I have put together a little series of tips, tricks and cost cutting ideas for sewing and crafting on a budget. I am sure these are familiar to many of you. However, there are always people discovering the joys sewing for the first time - you may find this useful.
1. Sewing Machines - Borrow from a friend or Buy a second hand machine
If you are new to sewing I would suggest borrowing a machine from a friend or family member. Have it for a while and try to sew up some simple things. Some people find that they are really not into sewing once they have tried. It would be a shame to spend lots of money and find that you don't enjoy it. If you then decide that love it, the first place to go is to this blog for great reviews of older sewing machines. I reviewed my machine here and I am happy to answer any questions on this model. Check out eBay, local papers, garage sales, and op shops. Keep in mind that the machine will most likely need a service or at least a very good clean out. Sewing machine repairers often sell older machines.
2. Shop around for your fabric and supplies
I know that this is difficult for many of us as unfortunately there are only a couple of major fabric stores in most areas. Sadly these major fabric stores have perhaps caused the decline of the smaller store holder (I could go on about that here but perhaps another day). Lucky people in Melbourne and Sydney have access to some great fabric stores like this one and this one and I have shopped at here and here in Tasmania. The good news is that these stores have online shopping available.
I have also found noticeable price variations in quality quilting fabric so shop around. There is a whole world of shopping on the internet - I could go on for days... Look on eBay, Etsy, Google search 'quilting fabric' or 'fabric suppliers' and you will be inundated with hits. You will find some very good prices online but, remember to add shipping into your calculations.
Op shops (thrift stores) are a great place for general sewing supplies. They often have big bins of fabric at very cheap prices. And yarn and knitting needles and great old patterns and sewing and craft books. I have picked up loads of supplies at my local oppy's - fabric, embroidery thread, this sewing basket, books, patterns, leather scraps, wool...
You all know of the endless possibilities that re-purposing can hold (just check out this Mama and a new book that is all about this topic).
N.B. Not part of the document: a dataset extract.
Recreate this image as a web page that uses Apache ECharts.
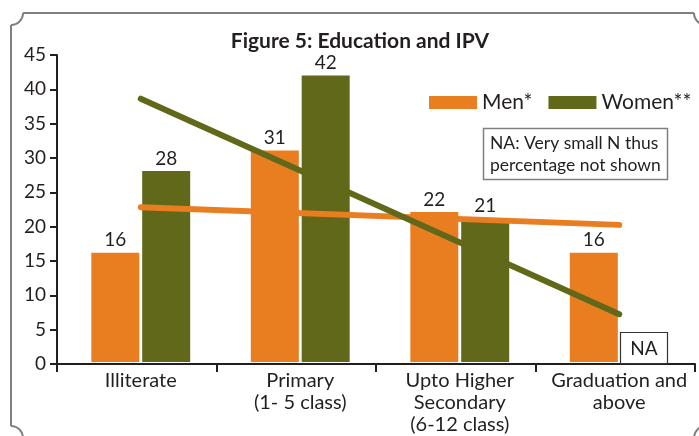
<!DOCTYPE html>
<html>
<head>
<meta charset="utf-8">
<script src="https://cdn.jsdelivr.net/npm/echarts@6/dist/echarts.min.js"></script>
<style>html,body{margin:0;padding:0;background:#fff}#c{width:699px;height:436px}</style>
</head>
<body>
<div id="c"></div>
<script>
const categories = ['Illiterate', 'Primary\n(1- 5 class)', 'Upto Higher\nSecondary\n(6-12 class)', 'Graduation and\nabove'];
const menValues = [16, 31, 22, 16];
const womenValues = [28, 42, 21, null];
const menTrend = [22.7, null, null, 20.1];
const womenTrend = [38.6, null, null, 7.0];
const yTicks = {min: 0, max: 45, interval: 5};

const FONT = 'Lato';
const TXT = '#231f20';
const ORANGE = '#E97E21';
const GREEN = '#616819';
const FRAME = '#808080';

const frameStyle = {stroke: FRAME, lineWidth: 2, fill: null};
const frame = [
  {type: 'line', shape: {x1: 23, y1: 13, x2: 694, y2: 13}, style: frameStyle},
  {type: 'line', shape: {x1: 706, y1: 25, x2: 706, y2: 426}, style: frameStyle},
  {type: 'line', shape: {x1: 23, y1: 438, x2: 694, y2: 438}, style: frameStyle},
  {type: 'line', shape: {x1: 11, y1: 25, x2: 11, y2: 426}, style: frameStyle},
  {type: 'arc', shape: {cx: 11, cy: 13, r: 12, startAngle: 0, endAngle: Math.PI / 2, clockwise: true}, style: frameStyle},
  {type: 'arc', shape: {cx: 706, cy: 13, r: 12, startAngle: Math.PI / 2, endAngle: Math.PI, clockwise: true}, style: frameStyle},
  {type: 'arc', shape: {cx: 706, cy: 438, r: 12, startAngle: Math.PI, endAngle: Math.PI * 1.5, clockwise: true}, style: frameStyle},
  {type: 'arc', shape: {cx: 11, cy: 438, r: 12, startAngle: Math.PI * 1.5, endAngle: Math.PI * 2, clockwise: true}, style: frameStyle}
];

const chart = echarts.init(document.getElementById('c'), null, {renderer: 'canvas'});
chart.setOption({
  animation: false,
  textStyle: {fontFamily: FONT, color: TXT},
  title: {
    text: 'Figure 5: Education and IPV',
    left: 355, top: 26, textAlign: 'center',
    textStyle: {fontFamily: FONT, fontWeight: 'bold', fontSize: 21, color: TXT}
  },
  legend: {
    data: ['Men*', 'Women**'],
    left: 424, top: 87, width: 300, orient: 'horizontal',
    itemWidth: 48, itemHeight: 13, itemGap: 16,
    icon: 'rect',
    textStyle: {fontFamily: FONT, fontSize: 21, color: TXT}
  },
  grid: [
    {left: 57, right: 4, top: 55, bottom: 72, containLabel: false},
    {left: 61, right: 0, top: 55, bottom: 72, containLabel: false}
  ],
  xAxis: [
    {
      gridIndex: 0, type: 'category', data: categories, boundaryGap: true,
      axisLine: {lineStyle: {color: TXT, width: 2}},
      axisTick: {show: true, length: 8, alignWithLabel: false, lineStyle: {color: TXT, width: 2}},
      axisLabel: {show: false}
    },
    {
      gridIndex: 1, type: 'category', data: categories, boundaryGap: true,
      axisLine: {show: false}, axisTick: {show: false},
      axisLabel: {fontFamily: FONT, fontSize: 20, color: TXT, margin: 8, lineHeight: 22, interval: 0}
    }
  ],
  yAxis: [
    {
      gridIndex: 0, type: 'value',
      min: yTicks.min, max: yTicks.max, interval: yTicks.interval,
      axisLine: {show: true, lineStyle: {color: TXT, width: 2}},
      axisTick: {show: true, length: 7, lineStyle: {color: TXT, width: 2}},
      splitLine: {show: false},
      axisLabel: {fontFamily: FONT, fontSize: 19, color: TXT, margin: 11}
    },
    {
      gridIndex: 1, type: 'value',
      min: yTicks.min, max: yTicks.max, interval: yTicks.interval,
      show: false, splitLine: {show: false}
    }
  ],
  series: [
    {
      name: 'Men*', type: 'bar', data: menValues, xAxisIndex: 1, yAxisIndex: 1,
      barWidth: 48, barGap: '6%',
      itemStyle: {color: ORANGE},
      label: {show: true, position: 'top', distance: 3, fontFamily: FONT, fontSize: 19, color: TXT},
      z: 2
    },
    {
      name: 'Women**', type: 'bar', data: womenValues, xAxisIndex: 1, yAxisIndex: 1,
      barWidth: 48, barGap: '6%',
      itemStyle: {color: GREEN},
      label: {show: true, position: 'top', distance: 3, fontFamily: FONT, fontSize: 19, color: TXT},
      z: 2
    },
    {
      name: 'Men trend', type: 'line', data: menTrend, connectNulls: true, xAxisIndex: 1, yAxisIndex: 1,
      symbol: 'none', lineStyle: {color: ORANGE, width: 6, cap: 'round'}, z: 5, silent: true
    },
    {
      name: 'Women trend', type: 'line', data: womenTrend, connectNulls: true, xAxisIndex: 1, yAxisIndex: 1,
      symbol: 'none', lineStyle: {color: GREEN, width: 6, cap: 'round'}, z: 5, silent: true
    }
  ],
  graphic: frame.concat([
    {
      type: 'rect', z: 10,
      shape: {x: 483.5, y: 128.5, width: 184, height: 51},
      style: {fill: '#fff', stroke: FRAME, lineWidth: 1.5}
    },
    {
      type: 'text', z: 11, left: 490, top: 132,
      style: {text: 'NA: Very small N thus\npercentage not shown', fontFamily: FONT, fontSize: 17.5, lineHeight: 22, fill: TXT}
    },
    {
      type: 'rect', z: 10,
      shape: {x: 620.5, y: 332.5, width: 47, height: 31},
      style: {fill: '#fff', stroke: '#333', lineWidth: 1.2}
    },
    {
      type: 'text', z: 11, x: 644, y: 349,
      style: {text: 'NA', fontFamily: FONT, fontSize: 19, fill: TXT, align: 'center', verticalAlign: 'middle'}
    }
  ])
});
</script>
</body>
</html>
Don't just stop at bed sheets and tee-shirts - Amy does it beautifully with old sweaters. Have a look through your wardrobe looking at the fabric and the possibilities. Do the same at the op shop - don't give up on that hideous heavily gathered skirt - look at how much fabric is in there. Take it from me, some skirts can yield a good few meters of fabric.
Look for dresses at op shops or on sale that can be cut down into skirts - this a-line skirt is cut from an ankle length dress. The dress was only about 4.00AUS, a size 8 but had a long (and big) a-line bottom half and a little top part. I got the big bit for my big bottom half and my sister fitted happily into the little top that I re-purposed into a jacket.
Men's wool or wool blend suit pants can make rather smart trousers for a young boy or girl (a leg from each leg) or a girls pinafore (it will have a leg seam up the middle but this can 'covered' with lovely vertical rows of braiding or ric-rac). Big peoples jeans can be cut down into small peoples jeans.